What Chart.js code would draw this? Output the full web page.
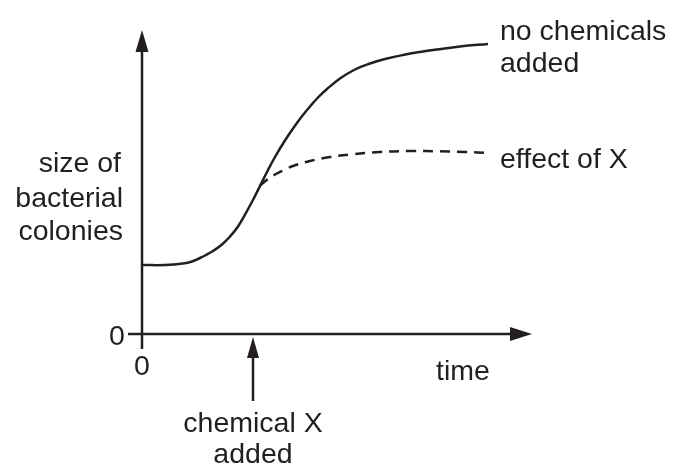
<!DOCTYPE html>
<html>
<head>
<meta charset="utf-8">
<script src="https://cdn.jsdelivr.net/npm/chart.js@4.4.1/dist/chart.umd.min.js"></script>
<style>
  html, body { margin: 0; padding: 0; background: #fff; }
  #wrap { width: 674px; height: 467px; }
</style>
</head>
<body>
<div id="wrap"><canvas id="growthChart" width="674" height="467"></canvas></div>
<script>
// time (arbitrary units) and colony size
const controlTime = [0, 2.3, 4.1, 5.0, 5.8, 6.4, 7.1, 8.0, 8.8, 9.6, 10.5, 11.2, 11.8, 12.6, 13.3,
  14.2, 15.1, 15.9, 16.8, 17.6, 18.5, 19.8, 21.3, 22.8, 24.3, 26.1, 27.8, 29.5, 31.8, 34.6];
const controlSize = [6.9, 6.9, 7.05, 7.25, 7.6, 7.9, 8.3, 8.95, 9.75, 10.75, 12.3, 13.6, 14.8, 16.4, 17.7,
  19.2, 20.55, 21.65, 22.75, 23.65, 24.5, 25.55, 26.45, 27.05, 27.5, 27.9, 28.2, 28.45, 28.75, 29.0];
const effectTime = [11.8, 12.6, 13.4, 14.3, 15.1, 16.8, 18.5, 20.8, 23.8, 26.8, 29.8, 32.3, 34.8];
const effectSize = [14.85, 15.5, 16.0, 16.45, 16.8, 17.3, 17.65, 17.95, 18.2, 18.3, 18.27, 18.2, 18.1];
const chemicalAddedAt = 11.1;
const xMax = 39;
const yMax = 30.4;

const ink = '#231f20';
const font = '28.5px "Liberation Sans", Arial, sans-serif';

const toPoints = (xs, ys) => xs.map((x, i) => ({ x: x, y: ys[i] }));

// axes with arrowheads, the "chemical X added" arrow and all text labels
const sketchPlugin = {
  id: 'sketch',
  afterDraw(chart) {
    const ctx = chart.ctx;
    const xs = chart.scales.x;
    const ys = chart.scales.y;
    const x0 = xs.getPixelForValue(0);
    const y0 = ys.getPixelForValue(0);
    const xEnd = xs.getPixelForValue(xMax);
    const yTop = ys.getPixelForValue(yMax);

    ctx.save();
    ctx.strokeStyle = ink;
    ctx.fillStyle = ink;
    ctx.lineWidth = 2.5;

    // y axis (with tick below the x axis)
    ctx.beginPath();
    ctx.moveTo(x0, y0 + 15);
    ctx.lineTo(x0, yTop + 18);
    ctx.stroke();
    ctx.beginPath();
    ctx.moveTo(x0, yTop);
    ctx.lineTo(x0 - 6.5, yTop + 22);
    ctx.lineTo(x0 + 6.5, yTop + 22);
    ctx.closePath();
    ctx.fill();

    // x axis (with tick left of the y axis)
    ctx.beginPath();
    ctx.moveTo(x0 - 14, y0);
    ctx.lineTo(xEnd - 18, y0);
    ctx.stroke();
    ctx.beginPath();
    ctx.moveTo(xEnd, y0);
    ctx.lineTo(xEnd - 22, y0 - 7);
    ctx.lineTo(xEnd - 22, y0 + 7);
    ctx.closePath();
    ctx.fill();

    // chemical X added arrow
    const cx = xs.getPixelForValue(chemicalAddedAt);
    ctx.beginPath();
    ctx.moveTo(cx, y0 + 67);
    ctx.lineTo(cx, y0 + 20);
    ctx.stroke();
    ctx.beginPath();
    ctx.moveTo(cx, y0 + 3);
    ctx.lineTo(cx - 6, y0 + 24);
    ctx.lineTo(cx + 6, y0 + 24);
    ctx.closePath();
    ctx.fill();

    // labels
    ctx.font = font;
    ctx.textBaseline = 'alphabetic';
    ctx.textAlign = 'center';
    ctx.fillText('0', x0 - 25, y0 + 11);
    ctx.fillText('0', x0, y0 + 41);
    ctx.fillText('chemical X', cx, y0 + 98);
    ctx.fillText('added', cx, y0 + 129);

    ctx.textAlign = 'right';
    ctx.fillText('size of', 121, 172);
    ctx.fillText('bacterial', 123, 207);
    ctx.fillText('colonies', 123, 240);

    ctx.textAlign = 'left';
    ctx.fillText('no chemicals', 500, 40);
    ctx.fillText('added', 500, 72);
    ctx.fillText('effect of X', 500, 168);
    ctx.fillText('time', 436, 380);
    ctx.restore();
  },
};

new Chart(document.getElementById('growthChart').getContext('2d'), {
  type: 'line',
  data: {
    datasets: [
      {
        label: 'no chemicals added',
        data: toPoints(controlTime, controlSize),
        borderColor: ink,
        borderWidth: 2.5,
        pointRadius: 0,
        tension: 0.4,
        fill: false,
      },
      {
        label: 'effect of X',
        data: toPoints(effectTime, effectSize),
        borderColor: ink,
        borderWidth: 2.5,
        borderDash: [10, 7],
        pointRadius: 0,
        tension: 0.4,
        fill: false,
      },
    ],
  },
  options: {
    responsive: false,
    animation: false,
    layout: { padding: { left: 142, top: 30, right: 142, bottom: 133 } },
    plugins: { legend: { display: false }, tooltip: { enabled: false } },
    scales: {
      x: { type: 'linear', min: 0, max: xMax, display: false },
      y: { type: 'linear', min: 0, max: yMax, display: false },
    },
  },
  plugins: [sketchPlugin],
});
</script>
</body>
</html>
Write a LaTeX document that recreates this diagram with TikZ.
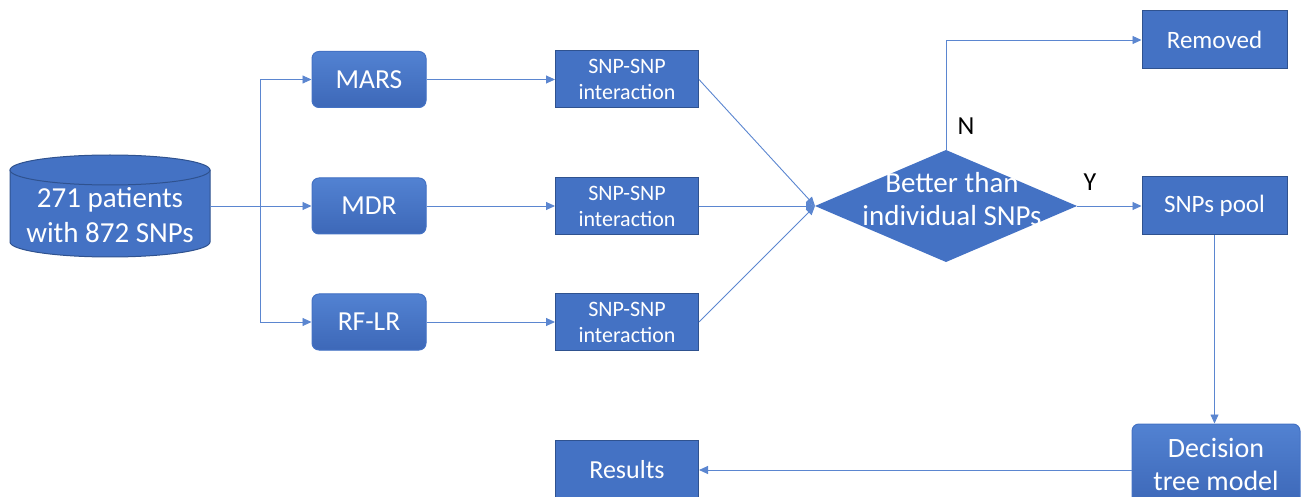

• • • • •

Quote every line word for word and keep the images out of the copy.

» **Output below**:
What Chart.js code would draw this? Output the full web page.
<!DOCTYPE html>
<html>
<head>
<meta charset="utf-8">
<script src="https://cdn.jsdelivr.net/npm/chart.js@4.4.1/dist/chart.umd.min.js"></script>
<style>
  html, body { margin: 0; padding: 0; background: #fff; }
  #wrap { width: 674px; height: 467px; }
</style>
</head>
<body>
<div id="wrap"><canvas id="growthChart" width="674" height="467"></canvas></div>
<script>
// time (arbitrary units) and colony size
const controlTime = [0, 2.3, 4.1, 5.0, 5.8, 6.4, 7.1, 8.0, 8.8, 9.6, 10.5, 11.2, 11.8, 12.6, 13.3,
  14.2, 15.1, 15.9, 16.8, 17.6, 18.5, 19.8, 21.3, 22.8, 24.3, 26.1, 27.8, 29.5, 31.8, 34.6];
const controlSize = [6.9, 6.9, 7.05, 7.25, 7.6, 7.9, 8.3, 8.95, 9.75, 10.75, 12.3, 13.6, 14.8, 16.4, 17.7,
  19.2, 20.55, 21.65, 22.75, 23.65, 24.5, 25.55, 26.45, 27.05, 27.5, 27.9, 28.2, 28.45, 28.75, 29.0];
const effectTime = [11.8, 12.6, 13.4, 14.3, 15.1, 16.8, 18.5, 20.8, 23.8, 26.8, 29.8, 32.3, 34.8];
const effectSize = [14.85, 15.5, 16.0, 16.45, 16.8, 17.3, 17.65, 17.95, 18.2, 18.3, 18.27, 18.2, 18.1];
const chemicalAddedAt = 11.1;
const xMax = 39;
const yMax = 30.4;

const ink = '#231f20';
const font = '28.5px "Liberation Sans", Arial, sans-serif';

const toPoints = (xs, ys) => xs.map((x, i) => ({ x: x, y: ys[i] }));

// axes with arrowheads, the "chemical X added" arrow and all text labels
const sketchPlugin = {
  id: 'sketch',
  afterDraw(chart) {
    const ctx = chart.ctx;
    const xs = chart.scales.x;
    const ys = chart.scales.y;
    const x0 = xs.getPixelForValue(0);
    const y0 = ys.getPixelForValue(0);
    const xEnd = xs.getPixelForValue(xMax);
    const yTop = ys.getPixelForValue(yMax);

    ctx.save();
    ctx.strokeStyle = ink;
    ctx.fillStyle = ink;
    ctx.lineWidth = 2.5;

    // y axis (with tick below the x axis)
    ctx.beginPath();
    ctx.moveTo(x0, y0 + 15);
    ctx.lineTo(x0, yTop + 18);
    ctx.stroke();
    ctx.beginPath();
    ctx.moveTo(x0, yTop);
    ctx.lineTo(x0 - 6.5, yTop + 22);
    ctx.lineTo(x0 + 6.5, yTop + 22);
    ctx.closePath();
    ctx.fill();

    // x axis (with tick left of the y axis)
    ctx.beginPath();
    ctx.moveTo(x0 - 14, y0);
    ctx.lineTo(xEnd - 18, y0);
    ctx.stroke();
    ctx.beginPath();
    ctx.moveTo(xEnd, y0);
    ctx.lineTo(xEnd - 22, y0 - 7);
    ctx.lineTo(xEnd - 22, y0 + 7);
    ctx.closePath();
    ctx.fill();

    // chemical X added arrow
    const cx = xs.getPixelForValue(chemicalAddedAt);
    ctx.beginPath();
    ctx.moveTo(cx, y0 + 67);
    ctx.lineTo(cx, y0 + 20);
    ctx.stroke();
    ctx.beginPath();
    ctx.moveTo(cx, y0 + 3);
    ctx.lineTo(cx - 6, y0 + 24);
    ctx.lineTo(cx + 6, y0 + 24);
    ctx.closePath();
    ctx.fill();

    // labels
    ctx.font = font;
    ctx.textBaseline = 'alphabetic';
    ctx.textAlign = 'center';
    ctx.fillText('0', x0 - 25, y0 + 11);
    ctx.fillText('0', x0, y0 + 41);
    ctx.fillText('chemical X', cx, y0 + 98);
    ctx.fillText('added', cx, y0 + 129);

    ctx.textAlign = 'right';
    ctx.fillText('size of', 121, 172);
    ctx.fillText('bacterial', 123, 207);
    ctx.fillText('colonies', 123, 240);

    ctx.textAlign = 'left';
    ctx.fillText('no chemicals', 500, 40);
    ctx.fillText('added', 500, 72);
    ctx.fillText('effect of X', 500, 168);
    ctx.fillText('time', 436, 380);
    ctx.restore();
  },
};

new Chart(document.getElementById('growthChart').getContext('2d'), {
  type: 'line',
  data: {
    datasets: [
      {
        label: 'no chemicals added',
        data: toPoints(controlTime, controlSize),
        borderColor: ink,
        borderWidth: 2.5,
        pointRadius: 0,
        tension: 0.4,
        fill: false,
      },
      {
        label: 'effect of X',
        data: toPoints(effectTime, effectSize),
        borderColor: ink,
        borderWidth: 2.5,
        borderDash: [10, 7],
        pointRadius: 0,
        tension: 0.4,
        fill: false,
      },
    ],
  },
  options: {
    responsive: false,
    animation: false,
    layout: { padding: { left: 142, top: 30, right: 142, bottom: 133 } },
    plugins: { legend: { display: false }, tooltip: { enabled: false } },
    scales: {
      x: { type: 'linear', min: 0, max: xMax, display: false },
      y: { type: 'linear', min: 0, max: yMax, display: false },
    },
  },
  plugins: [sketchPlugin],
});
</script>
</body>
</html>
Write a LaTeX document that recreates this diagram with TikZ.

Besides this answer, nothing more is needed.